Troubleshooting an Ensemble instance
One of our development Ensemble instances is misbehaving. We suspect we'll just need to reinstall it - which would be a hassle. Before we do, we wanted to check we weren't missing some kind of easy fix. The symptoms we are seeing:
- A Cache process is running at 100% CPU on one core of the server - its the TASKMGR process
- That Cache process resumes at 100% on Ensemble restart, and indeed after server reboot
- There might be evidence of corruption in the task schedule: there's a "next scheduled date" of 1840-12-31 00:05...! (yes, we know that's $HOROLOG zero), and Description message that looks like it could be badly copied/misaligned pointer from a previous description. See screengrab, highlighted:
- Opening any DTLs in the management portal, in Studio, or via VS Code, across all namespaces, results in "ERROR in page definition: ERROR #6301: SAX XML Parser Error: XML or TEXT declaration must start at line 1, column 1 while processing Schema at line 2 offset 7"
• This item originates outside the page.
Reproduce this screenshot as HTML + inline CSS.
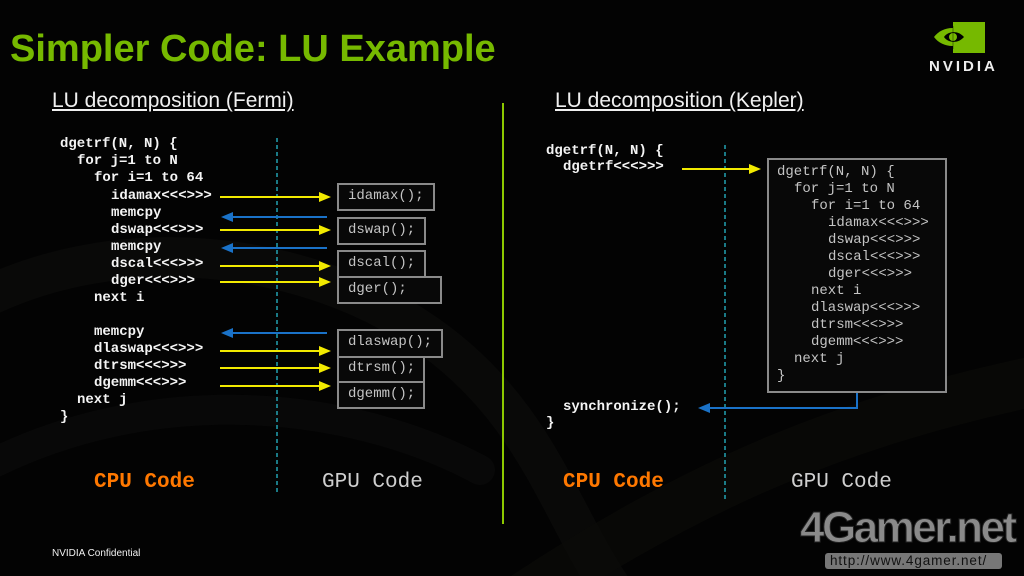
<!DOCTYPE html>
<html><head><meta charset="utf-8">
<style>
html,body{margin:0;padding:0;background:#000;}
#s{position:relative;width:1024px;height:576px;overflow:hidden;background:#030303;font-family:"Liberation Sans",Arial,sans-serif;}
.t{position:absolute;white-space:pre;line-height:17px;}
.c{font-family:"Liberation Mono","Courier New",monospace;font-size:14px;font-weight:bold;color:#f4f4f4;}
.g{font-family:"Liberation Mono","Courier New",monospace;font-size:14px;color:#c4c4c4;}
svg{position:absolute;left:0;top:0;}
</style></head><body>
<div id="s">
<svg width="1024" height="576" viewBox="0 0 1024 576">
  <!-- faint background swooshes -->
  <g fill="none" stroke-linecap="round">
    <path d="M-20 300 C 120 230, 300 250, 420 330 S 560 520, 620 600" stroke="#0d0d0b" stroke-width="40" opacity="0.7"/>
    <path d="M-20 470 C 150 380, 350 400, 480 470" stroke="#0b0b0b" stroke-width="30" opacity="0.6"/>
    <path d="M520 600 C 700 480, 850 420, 1040 380" stroke="#0b0c09" stroke-width="50" opacity="0.7"/>
  </g>
  <!-- green divider -->
  <line x1="503" y1="103" x2="503" y2="524" stroke="#8cc800" stroke-width="2"/>
  <!-- cyan dashed -->
  <line x1="277" y1="138" x2="277" y2="493" stroke="#23a2b2" stroke-width="1.5" stroke-dasharray="4 3"/>
  <line x1="725" y1="145" x2="725" y2="500" stroke="#23a2b2" stroke-width="1.5" stroke-dasharray="4 3"/>
  <!-- boxes left -->
  <g fill="#080808" stroke="#8a8a8a" stroke-width="2">
    <rect x="338" y="184" width="96" height="26"/>
    <rect x="338" y="218" width="87" height="26"/>
    <rect x="338" y="251" width="87" height="26"/>
    <rect x="338" y="277" width="103" height="26"/>
    <rect x="338" y="330" width="104" height="27"/>
    <rect x="338" y="357" width="86" height="25"/>
    <rect x="338" y="382" width="86" height="26"/>
    <rect x="768" y="159" width="178" height="233"/>
  </g>
  <!-- yellow arrows -->
  <g stroke="#f2ea00" stroke-width="2" fill="#f2ea00">
    <line x1="220" y1="197" x2="321" y2="197"/><polygon stroke="none" points="331,197 319,192 319,202"/>
    <line x1="220" y1="230" x2="321" y2="230"/><polygon stroke="none" points="331,230 319,225 319,235"/>
    <line x1="220" y1="266" x2="321" y2="266"/><polygon stroke="none" points="331,266 319,261 319,271"/>
    <line x1="220" y1="282" x2="321" y2="282"/><polygon stroke="none" points="331,282 319,277 319,287"/>
    <line x1="220" y1="351" x2="321" y2="351"/><polygon stroke="none" points="331,351 319,346 319,356"/>
    <line x1="220" y1="368" x2="321" y2="368"/><polygon stroke="none" points="331,368 319,363 319,373"/>
    <line x1="220" y1="386" x2="321" y2="386"/><polygon stroke="none" points="331,386 319,381 319,391"/>
    <line x1="682" y1="169" x2="751" y2="169"/><polygon stroke="none" points="761,169 749,164 749,174"/>
  </g>
  <!-- blue arrows -->
  <g stroke="#1a72c8" stroke-width="2" fill="#1a72c8">
    <line x1="327" y1="217" x2="231" y2="217"/><polygon stroke="none" points="221,217 233,212 233,222"/>
    <line x1="327" y1="248" x2="231" y2="248"/><polygon stroke="none" points="221,248 233,243 233,253"/>
    <line x1="327" y1="333" x2="231" y2="333"/><polygon stroke="none" points="221,333 233,328 233,338"/>
    <polyline fill="none" points="857,393 857,408 708,408"/><polygon stroke="none" points="698,408 710,403 710,413"/>
  </g>
  <!-- NVIDIA logo -->
  <rect x="953" y="22" width="32" height="31" fill="#76b900"/>
  <path d="M934 37 C 942 26, 960 24, 972 37 C 960 50, 942 48, 934 37 Z" fill="#76b900"/>
  <path d="M944 37 C 948 31, 958 30, 964 37 C 958 44, 948 43, 944 37 Z" fill="#000"/>
  <circle cx="953" cy="37" r="4" fill="#76b900"/>
  <path d="M953 26 L953 49" stroke="#000" stroke-width="1" opacity="0.4"/>
</svg>

<div class="t" style="left:10px;top:28px;font-size:38px;line-height:42px;font-weight:bold;color:#76b900;">Simpler Code: LU Example</div>
<div class="t" style="left:52px;top:88px;font-size:21px;line-height:25px;color:#f0f0f0;text-decoration:underline;">LU decomposition (Fermi)</div>
<div class="t" style="left:555px;top:88px;font-size:21px;line-height:25px;color:#f0f0f0;text-decoration:underline;">LU decomposition (Kepler)</div>

<div class="t" style="left:929px;top:58px;font-size:15px;line-height:17px;font-weight:bold;color:#eee;letter-spacing:3px;">NVIDIA</div>

<!-- left CPU code -->
<div class="t c" style="left:60px;top:136px;">dgetrf(N, N) {</div>
<div class="t c" style="left:77px;top:153px;">for j=1 to N</div>
<div class="t c" style="left:94px;top:170px;">for i=1 to 64</div>
<div class="t c" style="left:111px;top:188px;">idamax&lt;&lt;&lt;&gt;&gt;&gt;</div>
<div class="t c" style="left:111px;top:205px;">memcpy</div>
<div class="t c" style="left:111px;top:222px;">dswap&lt;&lt;&lt;&gt;&gt;&gt;</div>
<div class="t c" style="left:111px;top:239px;">memcpy</div>
<div class="t c" style="left:111px;top:256px;">dscal&lt;&lt;&lt;&gt;&gt;&gt;</div>
<div class="t c" style="left:111px;top:273px;">dger&lt;&lt;&lt;&gt;&gt;&gt;</div>
<div class="t c" style="left:94px;top:290px;">next i</div>
<div class="t c" style="left:94px;top:324px;">memcpy</div>
<div class="t c" style="left:94px;top:341px;">dlaswap&lt;&lt;&lt;&gt;&gt;&gt;</div>
<div class="t c" style="left:94px;top:358px;">dtrsm&lt;&lt;&lt;&gt;&gt;&gt;</div>
<div class="t c" style="left:94px;top:375px;">dgemm&lt;&lt;&lt;&gt;&gt;&gt;</div>
<div class="t c" style="left:77px;top:392px;">next j</div>
<div class="t c" style="left:60px;top:409px;">}</div>

<!-- left GPU boxes text -->
<div class="t g" style="left:348px;top:188px;">idamax();</div>
<div class="t g" style="left:348px;top:222px;">dswap();</div>
<div class="t g" style="left:348px;top:255px;">dscal();</div>
<div class="t g" style="left:348px;top:281px;">dger();</div>
<div class="t g" style="left:348px;top:334px;">dlaswap();</div>
<div class="t g" style="left:348px;top:360px;">dtrsm();</div>
<div class="t g" style="left:348px;top:386px;">dgemm();</div>

<!-- right CPU code -->
<div class="t c" style="left:546px;top:143px;">dgetrf(N, N) {</div>
<div class="t c" style="left:563px;top:159px;">dgetrf&lt;&lt;&lt;&gt;&gt;&gt;</div>
<div class="t c" style="left:563px;top:399px;">synchronize();</div>
<div class="t c" style="left:546px;top:415px;">}</div>

<!-- right GPU box text -->
<div class="t g" style="left:777px;top:164px;">dgetrf(N, N) {</div>
<div class="t g" style="left:794px;top:181px;">for j=1 to N</div>
<div class="t g" style="left:811px;top:198px;">for i=1 to 64</div>
<div class="t g" style="left:828px;top:215px;">idamax&lt;&lt;&lt;&gt;&gt;&gt;</div>
<div class="t g" style="left:828px;top:232px;">dswap&lt;&lt;&lt;&gt;&gt;&gt;</div>
<div class="t g" style="left:828px;top:249px;">dscal&lt;&lt;&lt;&gt;&gt;&gt;</div>
<div class="t g" style="left:828px;top:266px;">dger&lt;&lt;&lt;&gt;&gt;&gt;</div>
<div class="t g" style="left:811px;top:283px;">next i</div>
<div class="t g" style="left:811px;top:300px;">dlaswap&lt;&lt;&lt;&gt;&gt;&gt;</div>
<div class="t g" style="left:811px;top:317px;">dtrsm&lt;&lt;&lt;&gt;&gt;&gt;</div>
<div class="t g" style="left:811px;top:334px;">dgemm&lt;&lt;&lt;&gt;&gt;&gt;</div>
<div class="t g" style="left:794px;top:351px;">next j</div>
<div class="t g" style="left:777px;top:368px;">}</div>

<!-- bottom labels -->
<div class="t" style="left:94px;top:471px;font-family:'Liberation Mono','Courier New',monospace;font-size:21px;line-height:24px;font-weight:bold;color:#ff7800;">CPU Code</div>
<div class="t" style="left:322px;top:471px;font-family:'Liberation Mono','Courier New',monospace;font-size:21px;line-height:24px;color:#cfcfcf;">GPU Code</div>
<div class="t" style="left:563px;top:471px;font-family:'Liberation Mono','Courier New',monospace;font-size:21px;line-height:24px;font-weight:bold;color:#ff7800;">CPU Code</div>
<div class="t" style="left:791px;top:471px;font-family:'Liberation Mono','Courier New',monospace;font-size:21px;line-height:24px;color:#cfcfcf;">GPU Code</div>

<div class="t" style="left:52px;top:548px;font-size:10px;line-height:12px;color:#f0f0f0;">NVIDIA Confidential</div>

<!-- 4Gamer watermark -->
<div class="t" style="left:800px;top:503px;font-size:44px;line-height:50px;font-weight:bold;color:#8a8a8a;letter-spacing:-2.5px;-webkit-text-stroke:1px #222;">4Gamer.net</div>
<div style="position:absolute;left:825px;top:553px;width:177px;height:16px;background:#777;border-radius:3px;"></div>
<div class="t" style="left:830px;top:553px;font-family:'Liberation Sans',Arial,sans-serif;font-size:13.5px;line-height:16px;color:#111;letter-spacing:0.9px;">http://www.4gamer.net/</div>
</div>
</body></html>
We don't know whether these symptoms are related or not. Nor can we identify anything in what we've done on that server recently that might correlate to problems starting.
Before we scrub and reinstall the Ensemble instance, anything you might try, places you might look?
Thanks!!
Comments
I would check the following:
1. Check the %SYS.Task class with SQL but also do an Integrity check, to see if there are any errors on those globals that hold that task manager data.
2. if the "corrupted"/"copied" task (with $h=0) is the one that consume 100% of CPU, I would try to "re-schedule" it to see if the new "next date" is set to something else. If not, to delete (you don't need to re-create it, looks like 1001 is a copy of 1000)
3. Monitor the 100% CPU task (SMP or JOBEXAM) to try to understand at what commands it's "stuck"
Thanks. Not sure how to do all the things you suggested (1 or 3), but tried (2) using the Scheduled Tasks page in management portal. Couldn't suspend or delete the problematic task - getting SQL errors about not being able to lock or access a table.
Thanks. Not sure how to do all the things you suggested (1 or 3), but tried (2) using the Scheduled Tasks page in management portal. Couldn't suspend or delete the problematic task - getting SQL errors about not being able to lock or access a table.
I'm not answering your question, but just as a side note - with using Docker as a dev environment you don't bother with installing of Ensemble or IRIS at all. You can switch IRIS version at any moment if something went wrong or you need a fresher version.
I would try to export all the classes of the production and import it into a new namespace. After that try to open a DTL and check if it works. If there is no error the problem would be a corruption in the original namespace.
Thanks for suggestion, but we already know it affects all namespaces 😥
Have you tried using the console version of task manager?
I would do that first.
If you have another Ensemble instance you could figure out where the in the system tasks are stored using journalling and making a change to a task.
Once you know where the task is stored to just kill or change the associated global.
Thanks Alexander. Terminal Task Manager:
- can delete other tasks, but
- trying to delete the "corrupted" one get: "ERROR #5803: Failed to acquire exclusive lock on instance of '%SYS.Task'" (same as when using Management Portal)
Re figuring our where system tasks are stored via journalling, I understand the principle of what you are saying but we are probably reckoning the effort in doing that at least as great as scrubbing and reinstalling - we lose some config (we've got it documented, but the developer who did it originally has left), but no important running code.
Some odd questions:
1) Is the license still valid
2) Is it possible to suspend the Task Schedule before changing the problem item.
.png)
Alex, thanks. Yes, license is still valid. And no, not possible to suspend before changing problem item - getting databases locking errors when I try. No idea how we managed to corrupt this quite so thoroughly!!
From terminal / csession do you get "1" returned when running:
write ##class(%SYS.TaskSuper).SuspendSet(1)
Failing that, if the server is not being used currently would stop and then start Ensemble Service in Emergency Mode and disable TaskScheduler / remove problem schedule. Then shut down Ensemble service from Emergency mode and start up Ensemble as normal.
For the sake of having an "accepted" answer on this post: we never got to the bottom of what was going on, and scrubbed and reinstalled Ensemble. Thanks for suggestions - some useful learning, even if we were never able to get to the bottom of what was going on.